Глупо думать про заявленные Путиным меры как демографические. Особенных примеров удачного воздействия на рождаемость с помощью материальных стимулов нет. Все, что показывает опыт, в том числе российский, — такие меры стимулируют рожать раньше, но от этого больше детей в семьях не становится. Просто сдвигается возраст рождения первого ребенка. А в результате создания очень сильных стимулов дети появляются ровно у тех, кто для государства наименее желаем как родитель будущих детей. 

— Еще одна обсуждаемая российская проблема — очень низкая производительность труда. Мы упорно пытаемся ее поднять то майскими указами, то нацпроектами. Почему не получается? 

— Вот это на самом деле огромная проблема. Низкая производительность труда означает, что много людей управляют маленьким количеством капитала. Простой пример: оказавшись в западноевропейской стране, вы увидите, что по сравнению с российской провинцией там гораздо меньше охранников. В европейской гостинице будет работать один человек. У нас — минимум два, один из которых охранник.
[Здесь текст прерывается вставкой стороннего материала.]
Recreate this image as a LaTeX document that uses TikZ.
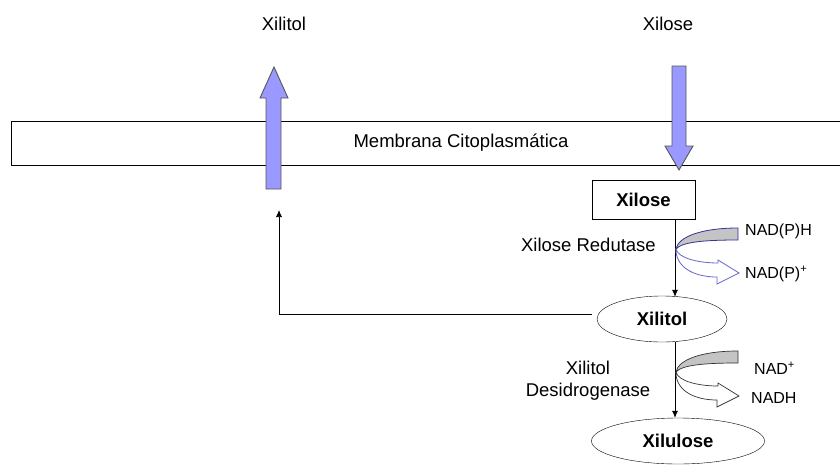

Что это значит с точки зрения производительности труда? То же количество капитала делится на двоих. Два миллиона человек в частном охранном бизнесе — это и есть низкая производительность. И это напрямую связано с качеством институтов. В европейской гостинице нет охранника не потому, что европейцы лучше или честнее русских. Они в точности такие же. Но, если что-то произойдет, единственный сотрудник наберет номер — и через минуту приедет полиция. Если полиция в России станет работать хорошо и люди научатся ей доверять, производительность труда будет выше. 

— Что будет с нашей экономикой дальше и в чем мог бы быть секрет российского экономического чуда? 

— У России настолько изоляционистская политика, столько денег тратится на ненужные вещи, столько ограничений наложено на экономику, что роста минимум на 3–5% в год можно было бы добиться, просто сняв эти ограничения и убрав коррумпированных политиков. Россия должна расти намного быстрее, чем сейчас, разрыв с развитыми странами должен сокращаться, а не увеличиваться. 

Новое правительство должно поддерживать предпринимателей, бороться с международной изоляцией, контрсанкциями и санкциями, пока на него смотрят с оптимизмом — и в России, и за рубежом. Если этого не произойдет, мы продолжим стагнировать, ничего не изменится.